The mass digitalisation process of works presents us a ‘catch 22’ situation: on one hand we win easier access to information, on the other, our access is restricted to works which rightholder is known.

Works whose rightholder cannot be identified or found are regarded to be “orphan”, therefore are unavailable to us due to copyright limitations.

Thus, while it may appear we are surrounded by endless information, a recent research project conducted by the British Library shows that about 43 per cent of available materials are orphan, and, in the absence of legal certainties these works may never see daylight.

This is the background to my draft report on permitted uses of orphan works, presented last week at the legal affairs committee. In this report I provide a legal framework for ensuring the good use of orphan works with respect to the rights of their unknown owners.

Based on my proposal, if an institution wishes to use an orphan work it must first complete a “diligent searching” for finding the rightholder of the work.

The searching must be reasonable and extensive to also include each category of works, and it must be carried out in good faith.

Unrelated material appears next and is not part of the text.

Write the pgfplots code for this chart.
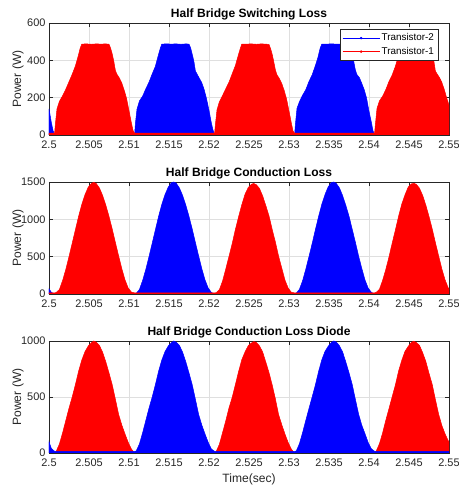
\documentclass[border=0pt]{standalone}
\usepackage{fontspec}
\setmainfont{Liberation Sans}
\usepackage{pgfplots}
\pgfplotsset{compat=1.18}

\definecolor{axisgray}{RGB}{38,38,38}
\definecolor{gridgray}{RGB}{223,223,223}
\definecolor{tblue}{RGB}{0,0,255}
\definecolor{tred}{RGB}{255,0,0}

\pgfplotsset{
  lossaxis/.style={
    scale only axis, width=400bp, height=112bp, anchor=south west,
    xmin=2.5, xmax=2.55,
    xtick={2.5,2.505,2.51,2.515,2.52,2.525,2.53,2.535,2.54,2.545,2.55},
    xticklabels={2.5,2.505,2.51,2.515,2.52,2.525,2.53,2.535,2.54,2.545,2.55},
    /pgf/number format/assume math mode=true,
    grid=major, major grid style={draw=gridgray, line width=0.5pt},
    axis line style={draw=axisgray, line width=0.5pt},
    tick style={draw=axisgray, line width=0.5pt},
    tick align=inside, major tick length=4bp,
    ticklabel style={font=\fontsize{11}{13}\selectfont, text=axisgray},
    xticklabel style={yshift=-2bp},
    ylabel={Power (W)},
    every axis y label/.style={at={(axis description cs:-0.0775,0.5)}, rotate=90, anchor=center,
      font=\fontsize{12.1}{14}\selectfont, text=axisgray},
    every axis title/.style={at={(axis description cs:0.5,1)}, anchor=base, yshift=5bp,
      font=\bfseries\fontsize{12.1}{14}\selectfont, text=black},
    fillb/.style={draw=tblue, fill=tblue, line width=0.5pt, forget plot},
    fillr/.style={draw=tred, fill=tred, line width=0.5pt, forget plot},
  }
}

\begin{document}
\begin{tikzpicture}
\useasboundingbox (0,0) rectangle (459bp,485bp);

% ---------------- switching loss ----------------
\begin{axis}[lossaxis, at={(49bp,350bp)},
  ymin=0, ymax=600, ytick={0,200,400,600}, yticklabels={0,200,400,600},
  title={Half Bridge Switching Loss},
  legend image code/.code={
    \draw[#1, line width=0.5pt] (0bp,0bp) -- (37bp,0bp);
    \fill[#1] (18.5bp,0bp) circle (1bp);
  },
  legend style={at={(0.9725,0.944)}, anchor=north east, draw=axisgray, line width=0.5pt,
    fill=white, font=\fontsize{9.9}{11}\selectfont, text=black,
    inner xsep=2bp, inner ysep=2.5bp, row sep=1.2bp,
    nodes={inner sep=1.8bp}},
  legend cell align=left]
\addlegendimage{tblue}
\addlegendentry{Transistor-2}
\addlegendimage{tred}
\addlegendentry{Transistor-1}

\addplot[fillb] coordinates {
 (2.5000,140) (2.5003,65) (2.5005,25) (2.5007,0) (2.5106,0)
 (2.5107,0) (2.5108,62) (2.5110,138) (2.5113,182) (2.5117,208) (2.5121,247) (2.5125,283) (2.5129,327)
 (2.5133,368) (2.5136,417) (2.5139,463) (2.5141,487) (2.5147,488) (2.5153,487) (2.5159,488) (2.5165,486)
 (2.5171,488) (2.5175,487) (2.5177,467) (2.5179,433) (2.5181,397) (2.5183,343) (2.5185,327) (2.5188,303)
 (2.5191,280) (2.5194,242) (2.5197,193) (2.5200,132) (2.5203,63) (2.5205,27) (2.5207,0)
 (2.5306,0)
 (2.5307,0) (2.5308,57) (2.5310,143) (2.5313,178) (2.5317,213) (2.5321,243) (2.5325,287) (2.5329,323)
 (2.5333,372) (2.5336,413) (2.5339,466) (2.5341,487) (2.5347,487) (2.5353,488) (2.5359,487) (2.5365,486)
 (2.5371,488) (2.5375,486) (2.5377,463) (2.5379,437) (2.5381,393) (2.5383,347) (2.5385,323) (2.5388,307)
 (2.5391,276) (2.5394,243) (2.5397,197) (2.5400,127) (2.5403,67) (2.5405,23) (2.5407,0)
 (2.5500,0)
} \closedcycle;

\addplot[fillr] coordinates {
 (2.5000,10) (2.5006,10)
 (2.5007,10) (2.5008,60) (2.5010,140) (2.5013,180) (2.5017,210) (2.5021,245) (2.5025,285) (2.5029,325)
 (2.5033,370) (2.5036,415) (2.5039,465) (2.5041,487) (2.5047,488) (2.5053,486) (2.5059,488) (2.5065,487)
 (2.5071,488) (2.5075,486) (2.5077,465) (2.5079,435) (2.5081,395) (2.5083,345) (2.5085,325) (2.5088,305)
 (2.5091,278) (2.5094,240) (2.5097,195) (2.5100,130) (2.5103,65) (2.5105,25) (2.5107,10)
 (2.5206,10)
 (2.5207,10) (2.5208,55) (2.5210,135) (2.5213,178) (2.5217,212) (2.5221,248) (2.5225,283) (2.5229,328)
 (2.5233,372) (2.5236,418) (2.5239,462) (2.5241,487) (2.5247,487) (2.5253,488) (2.5259,486) (2.5265,488)
 (2.5271,487) (2.5275,485) (2.5277,462) (2.5279,432) (2.5281,392) (2.5283,348) (2.5285,322) (2.5288,302)
 (2.5291,275) (2.5294,238) (2.5297,192) (2.5300,128) (2.5303,62) (2.5305,22) (2.5307,10)
 (2.5406,10)
 (2.5407,10) (2.5408,58) (2.5410,142) (2.5413,182) (2.5417,208) (2.5421,243) (2.5425,287) (2.5429,322)
 (2.5433,368) (2.5436,413) (2.5439,467) (2.5441,487) (2.5447,488) (2.5453,487) (2.5459,486) (2.5465,488)
 (2.5471,487) (2.5475,486) (2.5477,468) (2.5479,438) (2.5481,398) (2.5483,342) (2.5485,328) (2.5488,308)
 (2.5491,282) (2.5494,245) (2.5497,200) (2.5500,160)
} \closedcycle;
\end{axis}

% ---------------- conduction loss ----------------
\begin{axis}[lossaxis, at={(49bp,191bp)},
  ymin=0, ymax=1500, ytick={0,500,1000,1500}, yticklabels={0,500,1000,1500},
  title={Half Bridge Conduction Loss}]
\addplot[fillb] coordinates {
 (2.5000,70) (2.5003,22) (2.5007,0) (2.5106,0)
 (2.5107,0) (2.5109,8) (2.5113,60) (2.5117,180) (2.5121,330) (2.5125,500) (2.5129,680) (2.5133,860)
 (2.5137,1040) (2.5141,1200) (2.5145,1330) (2.5149,1430) (2.5153,1490) (2.5156,1500) (2.5159,1485)
 (2.5163,1420) (2.5167,1320) (2.5171,1190) (2.5175,1040) (2.5179,870) (2.5183,690) (2.5187,510)
 (2.5191,340) (2.5195,190) (2.5199,80) (2.5203,20) (2.5207,0)
 (2.5306,0)
 (2.5307,0) (2.5309,10) (2.5313,62) (2.5317,178) (2.5321,332) (2.5325,502) (2.5329,678) (2.5333,862)
 (2.5337,1038) (2.5341,1202) (2.5345,1332) (2.5349,1435) (2.5353,1492) (2.5356,1500) (2.5359,1482)
 (2.5363,1422) (2.5367,1318) (2.5371,1188) (2.5375,1042) (2.5379,868) (2.5383,692) (2.5387,508)
 (2.5391,342) (2.5395,188) (2.5399,78) (2.5403,22) (2.5407,0)
 (2.5500,0)
} \closedcycle;

\addplot[fillr] coordinates {
 (2.5000,15) (2.5006,15)
 (2.5007,15) (2.5009,20) (2.5013,60) (2.5017,180) (2.5021,330) (2.5025,500) (2.5029,680) (2.5033,860)
 (2.5037,1040) (2.5041,1200) (2.5045,1330) (2.5049,1430) (2.5053,1480) (2.5056,1495) (2.5059,1480)
 (2.5063,1420) (2.5067,1320) (2.5071,1190) (2.5075,1040) (2.5079,870) (2.5083,690) (2.5087,510)
 (2.5091,340) (2.5095,190) (2.5099,80) (2.5103,25) (2.5107,15)
 (2.5206,15)
 (2.5207,15) (2.5209,18) (2.5213,58) (2.5217,175) (2.5221,335) (2.5225,505) (2.5229,675) (2.5233,865)
 (2.5237,1035) (2.5241,1195) (2.5245,1335) (2.5249,1425) (2.5253,1470) (2.5256,1480) (2.5259,1465)
 (2.5263,1415) (2.5267,1315) (2.5271,1185) (2.5275,1045) (2.5279,865) (2.5283,695) (2.5287,505)
 (2.5291,345) (2.5295,185) (2.5299,78) (2.5303,22) (2.5307,15)
 (2.5406,15)
 (2.5407,15) (2.5409,22) (2.5413,62) (2.5417,182) (2.5421,328) (2.5425,498) (2.5429,682) (2.5433,858)
 (2.5437,1042) (2.5441,1205) (2.5445,1328) (2.5449,1432) (2.5453,1475) (2.5456,1482) (2.5459,1470)
 (2.5463,1418) (2.5467,1322) (2.5471,1192) (2.5475,1038) (2.5479,872) (2.5483,688) (2.5487,512)
 (2.5491,338) (2.5495,192) (2.5499,82) (2.5500,75)
} \closedcycle;
\end{axis}

% ---------------- diode conduction loss ----------------
\begin{axis}[lossaxis, at={(49bp,32bp)},
  ymin=0, ymax=1000, ytick={0,500,1000}, yticklabels={0,500,1000},
  title={Half Bridge Conduction Loss Diode},
  xlabel={Time(sec)},
  every axis x label/.style={at={(axis description cs:0.5,0)}, anchor=base, yshift=-29bp,
    font=\fontsize{12.1}{14}\selectfont, text=axisgray}]
\addplot[fillr] coordinates {
 (2.5000,0) (2.5006,0)
 (2.5007,0) (2.5009,15) (2.5013,80) (2.5017,180) (2.5021,290) (2.5025,400) (2.5029,500) (2.5033,610)
 (2.5037,730) (2.5041,830) (2.5045,905) (2.5049,955) (2.5053,985) (2.5056,1000) (2.5059,990)
 (2.5063,960) (2.5067,900) (2.5071,815) (2.5075,715) (2.5079,610) (2.5083,480) (2.5087,345)
 (2.5091,250) (2.5095,170) (2.5099,95) (2.5103,35) (2.5107,0)
 (2.5206,0)
 (2.5207,0) (2.5209,13) (2.5213,78) (2.5217,183) (2.5221,288) (2.5225,403) (2.5229,497) (2.5233,612)
 (2.5237,727) (2.5241,833) (2.5245,902) (2.5249,958) (2.5253,982) (2.5256,995) (2.5259,988)
 (2.5263,957) (2.5267,903) (2.5271,812) (2.5275,718) (2.5279,607) (2.5283,483) (2.5287,342)
 (2.5291,252) (2.5295,168) (2.5299,93) (2.5303,33) (2.5307,0)
 (2.5406,0)
 (2.5407,0) (2.5409,17) (2.5413,82) (2.5417,178) (2.5421,292) (2.5425,397) (2.5429,503) (2.5433,608)
 (2.5437,732) (2.5441,828) (2.5445,908) (2.5449,952) (2.5453,988) (2.5456,998) (2.5459,987)
 (2.5463,962) (2.5467,897) (2.5471,818) (2.5475,712) (2.5479,613) (2.5483,477) (2.5487,348)
 (2.5491,247) (2.5495,172) (2.5499,110) (2.5500,100)
} \closedcycle;

\addplot[fillb] coordinates {
 (2.5000,100) (2.5003,40) (2.5007,15) (2.5106,15)
 (2.5107,15) (2.5109,18) (2.5113,80) (2.5117,180) (2.5121,290) (2.5125,400) (2.5129,500) (2.5133,610)
 (2.5137,730) (2.5141,830) (2.5145,905) (2.5149,955) (2.5153,985) (2.5156,1000) (2.5159,990)
 (2.5163,960) (2.5167,900) (2.5171,815) (2.5175,715) (2.5179,610) (2.5183,480) (2.5187,345)
 (2.5191,250) (2.5195,170) (2.5199,95) (2.5203,35) (2.5207,15)
 (2.5306,15)
 (2.5307,15) (2.5309,17) (2.5313,82) (2.5317,182) (2.5321,292) (2.5325,398) (2.5329,502) (2.5333,608)
 (2.5337,728) (2.5341,832) (2.5345,907) (2.5349,953) (2.5353,987) (2.5356,1000) (2.5359,992)
 (2.5363,958) (2.5367,902) (2.5371,813) (2.5375,717) (2.5379,612) (2.5383,478) (2.5387,347)
 (2.5391,248) (2.5395,172) (2.5399,93) (2.5403,37) (2.5407,15)
 (2.5500,15)
} \closedcycle;
\end{axis}
\end{tikzpicture}
\end{document}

Considering the probability that a work has more than one rightholder, I introduced a new concept, “half orphan”. This definition recognises a case where at least one of the right-holders cannot be identified or located.

In view of the fact that diligent searching can be costly and time consuming, I offer institutions the possibility to use public-private partnership for performing the research.

For example: a public library can hire the services of a private company for the diligent searching, providing that the rights of the orphan work remains, still, in the hands of the public institution.

With the completion of the diligent searching and classification of work as orphan by one member state, the principle of mutual recognition will apply on the work, meaning that a work classified as orphan in France will have the same status in Belgium.

The classification of the work will apply on the current territory of the member state in order to avoid complications retrieving the rightholder.

I will use my hometown Wroclaw to demonstrate this principle. Today a Polish city, Wroclaw used to be a German territory.

If nowadays a public institution wishes to use a work from Wroclaw achieve, the diligent searching will be preformed in Poland, not in Germany.

To conclude, the current proposal provides member states, which lack a legal system for digitalising orphan works, a solution while giving member states with existing legal extended licensing system, like the Scandinavian countries, an alternative.

While I believe in the strengths of this directive my report encountered a tad of bad luck where various occasions, such as the parliament’s emergency evacuation and injury of a colleague, postponed the work in the committee.

It would be a shame not to make use of the window of opportunities presented by the Polish presidency for completing our work on this regard.

This window is still wide open, so let’s use it to take an important step towards a reform in EU copyrights system.